Entries:
*-*-*
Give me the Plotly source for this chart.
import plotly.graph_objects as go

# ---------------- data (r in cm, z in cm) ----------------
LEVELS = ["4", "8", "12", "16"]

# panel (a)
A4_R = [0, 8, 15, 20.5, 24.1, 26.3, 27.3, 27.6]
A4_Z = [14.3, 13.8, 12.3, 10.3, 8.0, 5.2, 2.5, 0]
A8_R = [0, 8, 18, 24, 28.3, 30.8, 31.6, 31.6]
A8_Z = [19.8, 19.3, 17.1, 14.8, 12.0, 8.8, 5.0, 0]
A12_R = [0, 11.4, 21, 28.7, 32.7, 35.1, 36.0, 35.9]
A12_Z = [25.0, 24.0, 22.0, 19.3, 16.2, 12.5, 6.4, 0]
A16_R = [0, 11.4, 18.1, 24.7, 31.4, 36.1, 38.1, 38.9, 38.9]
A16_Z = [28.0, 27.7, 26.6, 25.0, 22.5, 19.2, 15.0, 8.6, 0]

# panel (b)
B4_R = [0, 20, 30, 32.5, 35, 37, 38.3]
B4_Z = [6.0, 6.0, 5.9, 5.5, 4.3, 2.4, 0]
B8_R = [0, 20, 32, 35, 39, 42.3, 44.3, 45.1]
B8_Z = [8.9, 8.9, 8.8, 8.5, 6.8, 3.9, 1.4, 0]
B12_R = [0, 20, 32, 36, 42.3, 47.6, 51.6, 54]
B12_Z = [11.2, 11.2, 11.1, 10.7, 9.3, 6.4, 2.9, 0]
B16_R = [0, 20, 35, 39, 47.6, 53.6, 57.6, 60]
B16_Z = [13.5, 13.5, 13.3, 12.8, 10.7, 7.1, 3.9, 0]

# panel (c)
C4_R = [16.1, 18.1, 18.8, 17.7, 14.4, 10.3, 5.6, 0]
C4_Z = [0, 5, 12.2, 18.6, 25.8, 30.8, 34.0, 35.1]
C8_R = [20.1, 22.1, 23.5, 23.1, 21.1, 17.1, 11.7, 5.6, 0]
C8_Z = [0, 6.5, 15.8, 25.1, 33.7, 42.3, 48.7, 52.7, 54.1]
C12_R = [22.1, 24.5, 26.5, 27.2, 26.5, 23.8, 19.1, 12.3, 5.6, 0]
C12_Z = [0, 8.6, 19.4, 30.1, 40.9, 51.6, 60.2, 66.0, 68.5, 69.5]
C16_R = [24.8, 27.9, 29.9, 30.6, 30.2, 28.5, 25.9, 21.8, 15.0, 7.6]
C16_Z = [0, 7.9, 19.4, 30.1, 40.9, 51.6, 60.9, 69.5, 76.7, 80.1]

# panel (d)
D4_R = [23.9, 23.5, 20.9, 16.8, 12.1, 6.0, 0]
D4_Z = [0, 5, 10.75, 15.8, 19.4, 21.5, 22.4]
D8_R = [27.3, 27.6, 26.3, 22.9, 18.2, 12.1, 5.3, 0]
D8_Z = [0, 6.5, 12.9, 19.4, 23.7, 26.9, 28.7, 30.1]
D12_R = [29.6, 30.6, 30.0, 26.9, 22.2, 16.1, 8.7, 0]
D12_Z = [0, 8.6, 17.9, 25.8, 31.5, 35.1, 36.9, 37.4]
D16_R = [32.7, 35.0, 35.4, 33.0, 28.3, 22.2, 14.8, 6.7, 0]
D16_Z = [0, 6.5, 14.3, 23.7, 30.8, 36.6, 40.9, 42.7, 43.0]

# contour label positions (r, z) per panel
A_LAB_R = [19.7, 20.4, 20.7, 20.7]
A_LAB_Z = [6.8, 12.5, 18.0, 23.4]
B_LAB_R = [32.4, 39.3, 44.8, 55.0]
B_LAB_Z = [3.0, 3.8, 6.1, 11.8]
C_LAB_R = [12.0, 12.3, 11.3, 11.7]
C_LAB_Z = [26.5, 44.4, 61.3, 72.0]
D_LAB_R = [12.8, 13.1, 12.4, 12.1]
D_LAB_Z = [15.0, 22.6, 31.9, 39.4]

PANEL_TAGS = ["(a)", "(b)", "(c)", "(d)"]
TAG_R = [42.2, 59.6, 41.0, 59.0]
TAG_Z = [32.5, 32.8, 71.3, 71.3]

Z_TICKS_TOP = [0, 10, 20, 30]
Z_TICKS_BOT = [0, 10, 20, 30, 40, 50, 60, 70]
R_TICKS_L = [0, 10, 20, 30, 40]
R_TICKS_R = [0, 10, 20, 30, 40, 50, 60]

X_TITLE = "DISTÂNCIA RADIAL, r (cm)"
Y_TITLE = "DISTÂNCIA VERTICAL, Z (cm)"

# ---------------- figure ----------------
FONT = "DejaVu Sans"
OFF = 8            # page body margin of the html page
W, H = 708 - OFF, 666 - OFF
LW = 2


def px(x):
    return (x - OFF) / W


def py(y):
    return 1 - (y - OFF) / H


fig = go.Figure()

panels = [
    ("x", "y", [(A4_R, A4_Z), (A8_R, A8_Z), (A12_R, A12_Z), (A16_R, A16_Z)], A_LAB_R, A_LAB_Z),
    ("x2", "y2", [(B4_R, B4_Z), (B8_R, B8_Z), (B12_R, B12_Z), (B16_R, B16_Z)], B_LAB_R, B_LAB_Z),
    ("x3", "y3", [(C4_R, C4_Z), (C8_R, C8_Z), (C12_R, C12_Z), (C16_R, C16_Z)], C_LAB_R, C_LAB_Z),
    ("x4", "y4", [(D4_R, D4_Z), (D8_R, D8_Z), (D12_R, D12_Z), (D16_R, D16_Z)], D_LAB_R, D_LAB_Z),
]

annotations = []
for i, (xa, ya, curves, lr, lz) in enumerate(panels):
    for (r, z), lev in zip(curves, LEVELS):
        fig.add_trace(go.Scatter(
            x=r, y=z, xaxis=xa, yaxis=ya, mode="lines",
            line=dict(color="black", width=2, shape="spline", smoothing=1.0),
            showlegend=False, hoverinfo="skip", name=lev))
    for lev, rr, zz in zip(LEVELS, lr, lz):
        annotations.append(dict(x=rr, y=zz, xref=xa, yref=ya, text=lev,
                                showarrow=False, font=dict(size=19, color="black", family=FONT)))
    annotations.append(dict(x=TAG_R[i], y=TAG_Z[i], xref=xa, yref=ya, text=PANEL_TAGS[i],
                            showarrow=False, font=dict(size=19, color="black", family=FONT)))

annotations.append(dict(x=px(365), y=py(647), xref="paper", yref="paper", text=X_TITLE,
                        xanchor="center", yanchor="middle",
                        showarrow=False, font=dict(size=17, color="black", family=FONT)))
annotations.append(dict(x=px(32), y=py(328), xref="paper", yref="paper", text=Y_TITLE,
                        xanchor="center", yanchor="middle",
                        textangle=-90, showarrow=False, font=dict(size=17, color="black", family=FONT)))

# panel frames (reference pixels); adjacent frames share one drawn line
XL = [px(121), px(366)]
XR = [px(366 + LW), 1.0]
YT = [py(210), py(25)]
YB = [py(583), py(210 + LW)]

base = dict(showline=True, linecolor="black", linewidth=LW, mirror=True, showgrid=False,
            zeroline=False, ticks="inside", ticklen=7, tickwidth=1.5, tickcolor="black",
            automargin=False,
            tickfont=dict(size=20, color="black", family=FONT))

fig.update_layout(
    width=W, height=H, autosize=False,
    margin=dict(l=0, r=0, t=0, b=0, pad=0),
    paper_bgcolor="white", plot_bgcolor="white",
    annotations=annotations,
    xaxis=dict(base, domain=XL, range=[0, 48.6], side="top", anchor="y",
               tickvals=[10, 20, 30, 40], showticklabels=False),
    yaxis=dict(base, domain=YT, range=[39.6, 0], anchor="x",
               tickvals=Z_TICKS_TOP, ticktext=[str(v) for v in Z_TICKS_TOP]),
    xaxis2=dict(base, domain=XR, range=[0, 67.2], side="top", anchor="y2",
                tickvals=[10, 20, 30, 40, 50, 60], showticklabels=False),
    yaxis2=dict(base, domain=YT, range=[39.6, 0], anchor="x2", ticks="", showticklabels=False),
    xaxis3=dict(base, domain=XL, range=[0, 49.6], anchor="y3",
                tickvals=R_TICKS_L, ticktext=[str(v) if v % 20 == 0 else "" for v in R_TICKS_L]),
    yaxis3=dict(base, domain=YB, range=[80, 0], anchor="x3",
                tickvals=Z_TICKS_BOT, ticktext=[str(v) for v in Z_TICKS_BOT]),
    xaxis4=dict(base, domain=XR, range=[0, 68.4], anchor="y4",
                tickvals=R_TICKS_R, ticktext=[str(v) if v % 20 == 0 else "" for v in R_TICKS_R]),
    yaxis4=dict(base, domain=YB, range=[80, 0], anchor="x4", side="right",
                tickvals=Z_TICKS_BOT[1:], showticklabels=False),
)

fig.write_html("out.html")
*-*-*
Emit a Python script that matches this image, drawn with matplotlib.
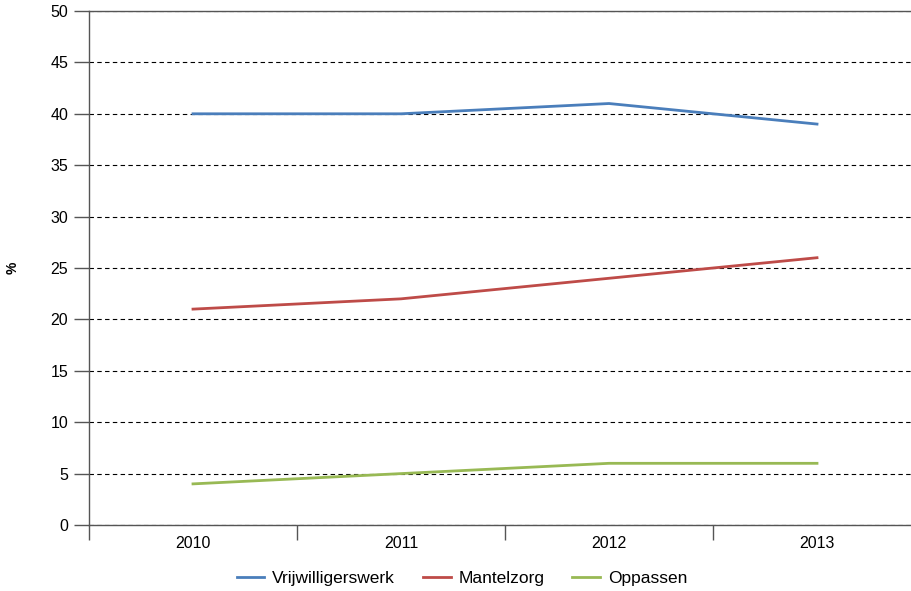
*-*-*
What you need to do: In the listing above, find each line with the word "drawn" and copy it.

Problem solution:
# panel frames (reference pixels); adjacent frames share one drawn line
Emit a Python script that matches this image, drawn with matplotlib.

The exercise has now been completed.